Consider the listing below. Extract exactly the lines from the line containing "What Chart.js code" to the line containing "const INK = '#1a1a1a';", both included.

### [Source records]
──────────────────────────────
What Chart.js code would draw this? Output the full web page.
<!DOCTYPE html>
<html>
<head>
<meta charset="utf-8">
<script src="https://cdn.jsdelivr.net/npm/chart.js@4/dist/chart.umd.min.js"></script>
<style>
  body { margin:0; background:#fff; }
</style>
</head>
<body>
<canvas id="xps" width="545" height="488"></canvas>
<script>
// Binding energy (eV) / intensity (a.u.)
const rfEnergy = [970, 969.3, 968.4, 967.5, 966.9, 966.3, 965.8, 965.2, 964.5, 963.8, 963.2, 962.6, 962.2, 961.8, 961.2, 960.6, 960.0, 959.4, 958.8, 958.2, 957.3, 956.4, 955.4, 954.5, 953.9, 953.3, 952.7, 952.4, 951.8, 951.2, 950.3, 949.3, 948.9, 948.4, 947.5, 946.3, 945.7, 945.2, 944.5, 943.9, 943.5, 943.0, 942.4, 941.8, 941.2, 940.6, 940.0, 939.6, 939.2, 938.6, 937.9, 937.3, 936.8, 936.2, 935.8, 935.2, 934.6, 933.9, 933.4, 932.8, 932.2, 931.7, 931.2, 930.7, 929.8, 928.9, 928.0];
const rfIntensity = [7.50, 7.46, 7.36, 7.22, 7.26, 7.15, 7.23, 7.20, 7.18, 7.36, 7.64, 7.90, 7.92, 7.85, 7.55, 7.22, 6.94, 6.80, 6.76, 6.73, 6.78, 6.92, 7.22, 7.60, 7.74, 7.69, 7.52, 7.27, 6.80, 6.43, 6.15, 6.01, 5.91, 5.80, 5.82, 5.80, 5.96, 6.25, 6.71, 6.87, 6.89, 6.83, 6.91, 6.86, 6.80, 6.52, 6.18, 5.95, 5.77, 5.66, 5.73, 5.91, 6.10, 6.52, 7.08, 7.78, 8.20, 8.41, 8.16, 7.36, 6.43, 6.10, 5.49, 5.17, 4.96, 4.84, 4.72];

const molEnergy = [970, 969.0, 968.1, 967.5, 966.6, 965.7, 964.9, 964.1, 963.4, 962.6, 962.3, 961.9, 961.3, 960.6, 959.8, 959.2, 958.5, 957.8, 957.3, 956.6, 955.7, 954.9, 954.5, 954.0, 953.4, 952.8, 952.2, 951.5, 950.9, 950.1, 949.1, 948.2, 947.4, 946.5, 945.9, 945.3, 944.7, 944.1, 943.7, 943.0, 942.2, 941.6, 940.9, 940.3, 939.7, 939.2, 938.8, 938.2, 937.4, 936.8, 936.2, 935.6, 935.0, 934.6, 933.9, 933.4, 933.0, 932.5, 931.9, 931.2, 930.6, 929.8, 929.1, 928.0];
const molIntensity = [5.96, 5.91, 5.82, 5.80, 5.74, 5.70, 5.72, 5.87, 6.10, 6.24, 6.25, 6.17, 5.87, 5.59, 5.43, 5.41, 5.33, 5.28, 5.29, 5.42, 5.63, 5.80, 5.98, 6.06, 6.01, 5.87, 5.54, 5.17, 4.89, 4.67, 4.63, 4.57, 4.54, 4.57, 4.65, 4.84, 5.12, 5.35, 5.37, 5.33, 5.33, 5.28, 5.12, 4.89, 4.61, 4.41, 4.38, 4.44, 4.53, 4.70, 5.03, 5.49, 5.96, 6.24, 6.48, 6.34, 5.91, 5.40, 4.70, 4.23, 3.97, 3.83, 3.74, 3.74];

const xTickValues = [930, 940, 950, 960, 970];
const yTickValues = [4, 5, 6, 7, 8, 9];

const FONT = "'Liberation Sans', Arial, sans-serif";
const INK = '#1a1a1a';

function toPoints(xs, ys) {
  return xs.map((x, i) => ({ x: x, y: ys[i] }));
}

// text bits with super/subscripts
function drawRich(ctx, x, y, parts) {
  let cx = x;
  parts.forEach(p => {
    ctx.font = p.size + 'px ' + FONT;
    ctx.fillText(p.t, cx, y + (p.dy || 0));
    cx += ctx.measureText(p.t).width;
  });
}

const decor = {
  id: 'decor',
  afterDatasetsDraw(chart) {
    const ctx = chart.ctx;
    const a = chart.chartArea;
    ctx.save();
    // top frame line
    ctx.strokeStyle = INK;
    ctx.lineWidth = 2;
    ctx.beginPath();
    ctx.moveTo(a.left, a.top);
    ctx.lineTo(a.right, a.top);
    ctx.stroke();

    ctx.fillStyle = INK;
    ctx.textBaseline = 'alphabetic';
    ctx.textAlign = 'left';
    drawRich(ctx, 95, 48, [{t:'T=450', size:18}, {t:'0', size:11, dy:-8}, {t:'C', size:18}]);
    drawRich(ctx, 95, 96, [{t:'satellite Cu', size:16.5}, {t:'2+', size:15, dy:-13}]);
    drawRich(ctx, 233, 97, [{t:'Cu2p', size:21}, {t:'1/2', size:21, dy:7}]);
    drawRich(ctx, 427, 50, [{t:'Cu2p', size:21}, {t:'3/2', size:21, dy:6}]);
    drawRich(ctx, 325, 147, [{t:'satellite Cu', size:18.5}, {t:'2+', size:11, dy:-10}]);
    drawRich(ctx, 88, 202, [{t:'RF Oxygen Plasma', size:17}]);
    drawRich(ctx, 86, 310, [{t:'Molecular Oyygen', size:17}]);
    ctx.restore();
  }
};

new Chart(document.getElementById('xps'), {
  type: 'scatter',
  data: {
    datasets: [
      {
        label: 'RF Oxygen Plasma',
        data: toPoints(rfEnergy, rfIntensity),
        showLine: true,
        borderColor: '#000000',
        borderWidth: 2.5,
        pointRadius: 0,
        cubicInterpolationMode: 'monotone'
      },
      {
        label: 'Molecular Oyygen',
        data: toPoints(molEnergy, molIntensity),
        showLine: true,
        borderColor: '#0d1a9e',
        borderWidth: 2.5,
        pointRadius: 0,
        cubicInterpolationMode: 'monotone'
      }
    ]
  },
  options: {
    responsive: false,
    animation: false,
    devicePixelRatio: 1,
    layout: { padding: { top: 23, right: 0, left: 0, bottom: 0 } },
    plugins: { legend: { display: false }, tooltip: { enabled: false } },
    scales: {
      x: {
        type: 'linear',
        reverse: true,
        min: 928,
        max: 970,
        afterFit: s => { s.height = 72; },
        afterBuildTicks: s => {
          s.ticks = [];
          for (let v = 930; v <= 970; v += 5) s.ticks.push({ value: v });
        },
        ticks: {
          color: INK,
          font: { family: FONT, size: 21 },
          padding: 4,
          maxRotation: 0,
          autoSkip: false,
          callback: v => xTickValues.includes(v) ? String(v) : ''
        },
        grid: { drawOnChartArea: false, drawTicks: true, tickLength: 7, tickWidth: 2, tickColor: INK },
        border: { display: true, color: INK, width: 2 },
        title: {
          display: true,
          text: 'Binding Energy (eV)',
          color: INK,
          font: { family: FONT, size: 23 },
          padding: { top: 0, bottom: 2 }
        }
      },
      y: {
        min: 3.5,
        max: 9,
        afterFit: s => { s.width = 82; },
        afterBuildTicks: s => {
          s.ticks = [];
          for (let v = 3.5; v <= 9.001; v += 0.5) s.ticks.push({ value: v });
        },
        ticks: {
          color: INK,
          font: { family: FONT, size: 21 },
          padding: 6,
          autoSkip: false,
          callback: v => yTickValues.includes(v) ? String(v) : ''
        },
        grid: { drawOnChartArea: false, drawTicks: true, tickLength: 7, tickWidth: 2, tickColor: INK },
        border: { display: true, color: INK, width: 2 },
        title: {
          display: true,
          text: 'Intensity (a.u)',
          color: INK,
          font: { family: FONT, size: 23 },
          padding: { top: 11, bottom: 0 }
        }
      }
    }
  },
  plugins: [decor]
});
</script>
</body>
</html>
──────────────────────────────
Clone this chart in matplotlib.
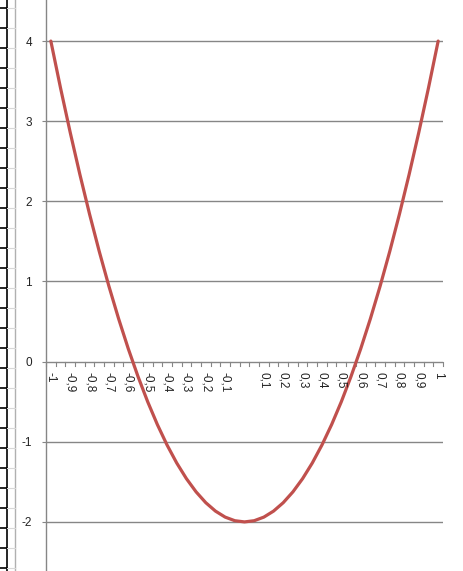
──────────────────────────────
### [Solution to this problem]
What Chart.js code would draw this? Output the full web page.
<!DOCTYPE html>
<html>
<head>
<meta charset="utf-8">
<script src="https://cdn.jsdelivr.net/npm/chart.js@4/dist/chart.umd.min.js"></script>
<style>
  body { margin:0; background:#fff; }
</style>
</head>
<body>
<canvas id="xps" width="545" height="488"></canvas>
<script>
// Binding energy (eV) / intensity (a.u.)
const rfEnergy = [970, 969.3, 968.4, 967.5, 966.9, 966.3, 965.8, 965.2, 964.5, 963.8, 963.2, 962.6, 962.2, 961.8, 961.2, 960.6, 960.0, 959.4, 958.8, 958.2, 957.3, 956.4, 955.4, 954.5, 953.9, 953.3, 952.7, 952.4, 951.8, 951.2, 950.3, 949.3, 948.9, 948.4, 947.5, 946.3, 945.7, 945.2, 944.5, 943.9, 943.5, 943.0, 942.4, 941.8, 941.2, 940.6, 940.0, 939.6, 939.2, 938.6, 937.9, 937.3, 936.8, 936.2, 935.8, 935.2, 934.6, 933.9, 933.4, 932.8, 932.2, 931.7, 931.2, 930.7, 929.8, 928.9, 928.0];
const rfIntensity = [7.50, 7.46, 7.36, 7.22, 7.26, 7.15, 7.23, 7.20, 7.18, 7.36, 7.64, 7.90, 7.92, 7.85, 7.55, 7.22, 6.94, 6.80, 6.76, 6.73, 6.78, 6.92, 7.22, 7.60, 7.74, 7.69, 7.52, 7.27, 6.80, 6.43, 6.15, 6.01, 5.91, 5.80, 5.82, 5.80, 5.96, 6.25, 6.71, 6.87, 6.89, 6.83, 6.91, 6.86, 6.80, 6.52, 6.18, 5.95, 5.77, 5.66, 5.73, 5.91, 6.10, 6.52, 7.08, 7.78, 8.20, 8.41, 8.16, 7.36, 6.43, 6.10, 5.49, 5.17, 4.96, 4.84, 4.72];

const molEnergy = [970, 969.0, 968.1, 967.5, 966.6, 965.7, 964.9, 964.1, 963.4, 962.6, 962.3, 961.9, 961.3, 960.6, 959.8, 959.2, 958.5, 957.8, 957.3, 956.6, 955.7, 954.9, 954.5, 954.0, 953.4, 952.8, 952.2, 951.5, 950.9, 950.1, 949.1, 948.2, 947.4, 946.5, 945.9, 945.3, 944.7, 944.1, 943.7, 943.0, 942.2, 941.6, 940.9, 940.3, 939.7, 939.2, 938.8, 938.2, 937.4, 936.8, 936.2, 935.6, 935.0, 934.6, 933.9, 933.4, 933.0, 932.5, 931.9, 931.2, 930.6, 929.8, 929.1, 928.0];
const molIntensity = [5.96, 5.91, 5.82, 5.80, 5.74, 5.70, 5.72, 5.87, 6.10, 6.24, 6.25, 6.17, 5.87, 5.59, 5.43, 5.41, 5.33, 5.28, 5.29, 5.42, 5.63, 5.80, 5.98, 6.06, 6.01, 5.87, 5.54, 5.17, 4.89, 4.67, 4.63, 4.57, 4.54, 4.57, 4.65, 4.84, 5.12, 5.35, 5.37, 5.33, 5.33, 5.28, 5.12, 4.89, 4.61, 4.41, 4.38, 4.44, 4.53, 4.70, 5.03, 5.49, 5.96, 6.24, 6.48, 6.34, 5.91, 5.40, 4.70, 4.23, 3.97, 3.83, 3.74, 3.74];

const xTickValues = [930, 940, 950, 960, 970];
const yTickValues = [4, 5, 6, 7, 8, 9];

const FONT = "'Liberation Sans', Arial, sans-serif";
const INK = '#1a1a1a';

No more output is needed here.